現在患者陷入重度昏迷,顯然,能做主的,就隻剩下了阮澤明。
“我們兒子是什麽樣的人,我們不清楚呀?你說梅毒就是梅毒,憑什麽?好好的人送到你們醫院來,就是發個燒而已,你們就給治成了梅毒,我們沒要你們醫院賠錢就是好的啦,竟然還想讓我們住院做手術,你窮瘋了你!”
“阿姨。”我聽不得她罵阮澤明,上前一步,想替阮澤明解釋,這個病已經是晚期了,不可能是一朝一夕得的。
可是她不聽勸,一把將我推倒在地上,還朝著我吐了口唾沫,“你們都是一樣的,都想騙我們錢!我告訴你,我可不上當,你們再不讓我兒子出院,我就報警了!”

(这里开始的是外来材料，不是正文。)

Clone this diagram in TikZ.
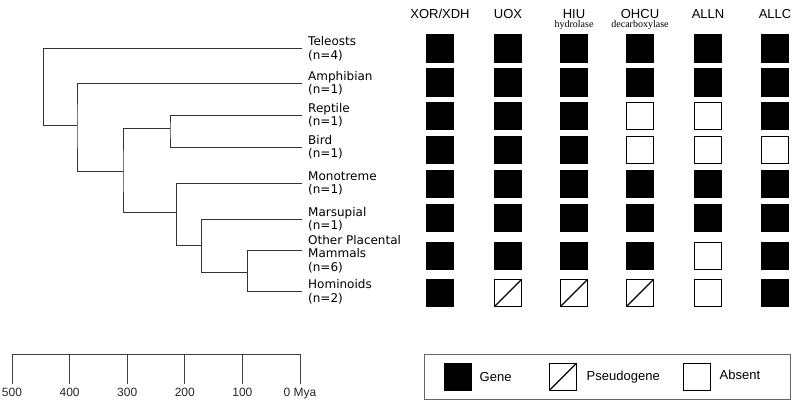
\documentclass[tikz,border=0pt]{standalone}
\usepackage{fontspec}
\setmainfont{Liberation Sans}
\newfontfamily\treefont{DejaVu Sans}
\newfontfamily\subfont{Liberation Serif}
\usetikzlibrary{positioning}

\tikzset{
  branch/.style={line width=0.9pt, black!80},
  scalebar/.style={line width=0.9pt, black!75},
  cell/.style={draw, minimum size=27pt, inner sep=0pt, line width=1.4pt},
  stG/.style={cell, fill=black},
  stA/.style={cell, fill=white},
  stP/.style={cell, fill=white, path picture={
      \draw[line width=1.3pt] (path picture bounding box.south west)
        -- (path picture bounding box.north east);}},
  taxon/.style={anchor=west, align=left, inner sep=0pt,
      font=\treefont\fontsize{12}{13.5}\selectfont},
  head/.style={anchor=base, inner sep=0pt, font=\fontsize{13}{15}\selectfont},
  sub/.style={inner sep=0pt, font=\subfont\fontsize{10}{12}\selectfont},
  tick/.style={font=\fontsize{12}{14}\selectfont, black!85},
  keytext/.style={font=\fontsize{13}{15}\selectfont}
}

\begin{document}
\begin{tikzpicture}[x=1pt,y=-1pt]
\useasboundingbox (0,0) rectangle (800,406);

\foreach \t/\y in {tel/48.7, amp/83.3, rep/115.3, bir/147.3,
                   mon/183.3, mar/219.3, oth/250, hom/291.7}
  \coordinate (\t) at (302,\y);

\coordinate (n1) at (43,125);
\coordinate (n2) at (77,125);
\coordinate (n3) at (123,171.7);
\coordinate (n4) at (170,128.7);
\coordinate (n5) at (176.7,212.3);
\coordinate (n6) at (201.7,245);
\coordinate (n7) at (247.3,272.3);

\draw[branch] (tel) -| (n1) -- (n2);
\draw[branch] (amp) -| (n2) |- (n3);
\draw[branch] (rep) -| (n4) |- (bir);
\draw[branch] (n4) -| (n3) |- (n5);
\draw[branch] (mon) -| (n5) |- (n6);
\draw[branch] (mar) -| (n6) |- (n7);
\draw[branch] (oth) -| (n7) |- (hom);

\node[taxon, right=6pt of tel] {Teleosts\\(n=4)};
\node[taxon, right=6pt of amp] {Amphibian\\(n=1)};
\node[taxon, right=6pt of rep] {Reptile\\(n=1)};
\node[taxon, right=6pt of bir] {Bird\\(n=1)};
\node[taxon, right=6pt of mon] {Monotreme\\(n=1)};
\node[taxon, right=6pt of mar] {Marsupial\\(n=1)};
\node[taxon, right=6pt of oth, yshift=-4pt] {Other Placental\\Mammals\\(n=6)};
\node[taxon, right=6pt of hom] {Hominoids\\(n=2)};

\node[head] (h1) at (440,18.5) {XOR/XDH};
\node[head] (h2) at (508,18.5) {UOX};
\node[head] (h3) at (574,18.5) {HIU};
\node[head] (h4) at (640,18.5) {OHCU};
\node[head] (h5) at (708,18.5) {ALLN};
\node[head] (h6) at (775,18.5) {ALLC};
\node[sub, below=2pt of h3] {hydrolase};
\node[sub, below=2pt of h4] {decarboxylase};

\foreach \y/\row [count=\r] in {48.5/{G,G,G,G,G,G}, 82.5/{G,G,G,G,G,G},
    116/{G,G,G,A,A,G}, 150/{G,G,G,A,A,A}, 184/{G,G,G,G,G,G},
    218/{G,G,G,G,G,G}, 256/{G,G,G,G,A,G}, 293/{G,P,P,P,A,G}}
  \foreach \s [count=\c] in \row
    \node[st\s] (b\r-\c) at (h\c |- 0,\y) {};

\foreach \v/\txt in {500/500, 400/400, 300/300, 200/200, 100/100, 0/0 Mya} {
  \coordinate (t\v) at ({300-0.576*\v},354.3);
  \coordinate (e\v) at ({300-0.576*\v},384);
  \draw[scalebar] (t\v) -- (e\v);
  \node[tick, below=1pt of e\v] {\txt};
}
\draw[scalebar] (t500) -- (t0);

\node[draw, black!60, line width=1pt, minimum width=366pt,
      minimum height=44.7pt] (key) at (607,376.7) {};
\node[stG] (kG) at (458,376.7) {};
\node[keytext, right=4pt of kG] {Gene};
\node[stP] (kP) at (563,376.7) {};
\node[keytext, right=6pt of kP] {Pseudogene};
\node[stA] (kA) at (697,376.7) {};
\node[keytext, right=5pt of kA, yshift=2pt] {Absent};
\end{tikzpicture}
\end{document}
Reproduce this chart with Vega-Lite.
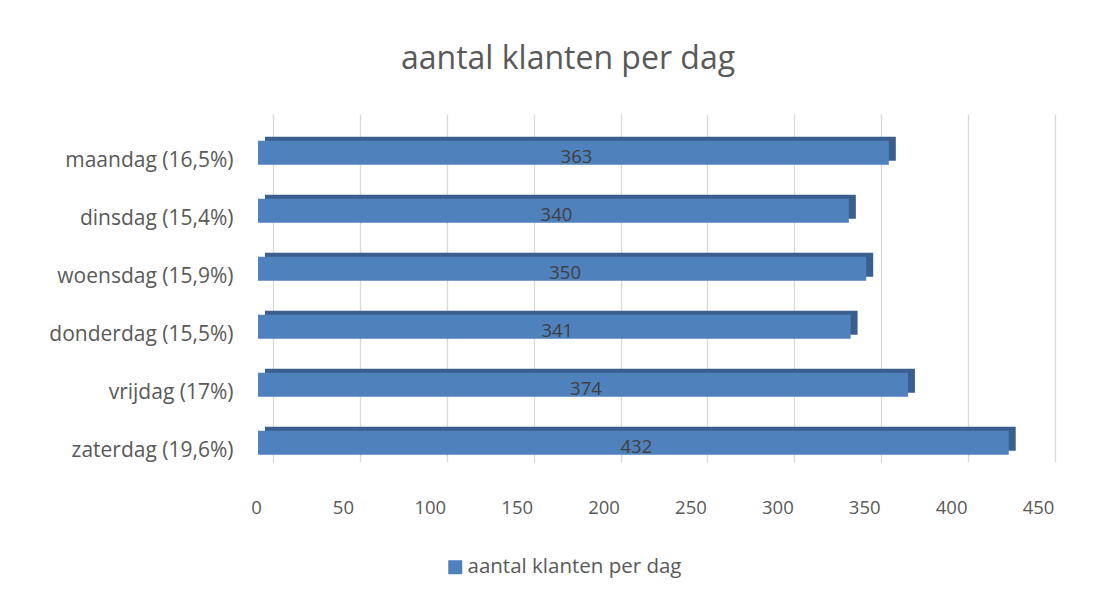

一旁的小護士拉起我,小聲問道:“桑柔姐,你沒事吧?”
我搖搖頭,“我沒事。”
幾乎所有人的人,目光都落在阮澤明身上,等待著他的決斷。
但凡是學醫的,應該都清楚,這個時候把患者放出院,他隻有死路一條。
一條人命,又要因為無知而葬送,我覺得可惜,不再看他,看向阮澤明,問道:“怎麽辦?”
“好,我簽字。”
他伸手,問護士要免責聲明,很快,小護士便把免責聲明書遞到了他手上。
我看著他打開筆,咬了咬牙,一狠心,把筆從他手裏奪走,飛快的在免責聲明書上簽上了自己的名字。

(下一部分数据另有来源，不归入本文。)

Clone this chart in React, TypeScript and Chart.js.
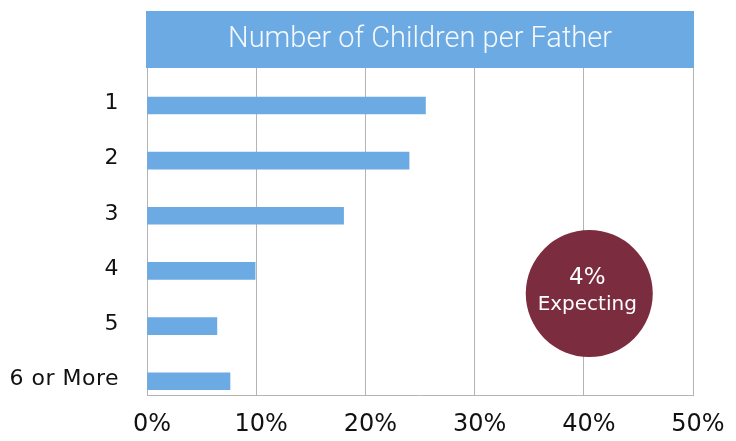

對上阮澤明愕然的目光,我露出一個微笑,接著轉向家屬,“我是聖瑪麗的院長夫人,所以我也是有資格簽這個字的,除了同意你們出院外,我還可以幫你們減免此次入院的所有費用,你們可以走了。”
患者家屬嘀咕了幾句,可能也覺得幾萬塊錢不是一個小數目,一群人灰溜溜的抬著病人離開了。
直到他們身影離開門診樓,我才跌坐在地上,恍然發覺,自己身上一點兒力氣都沒有了。
太可怕了。
一條人命……
那是一條人命!
我腦子裏亂成一團,想發脾氣,又找不到合適的發泄口,求助的抓住來扶我的阮澤明,掐著他的胳膊,問道:“我是不是害死了人?是不是?”
“不是。”他的聲音溫柔而堅定,對我說:“剛才護士告訴我,病人送過來的時候,就已經沒有呼吸了,所以,跟你沒關係,明白了嗎?”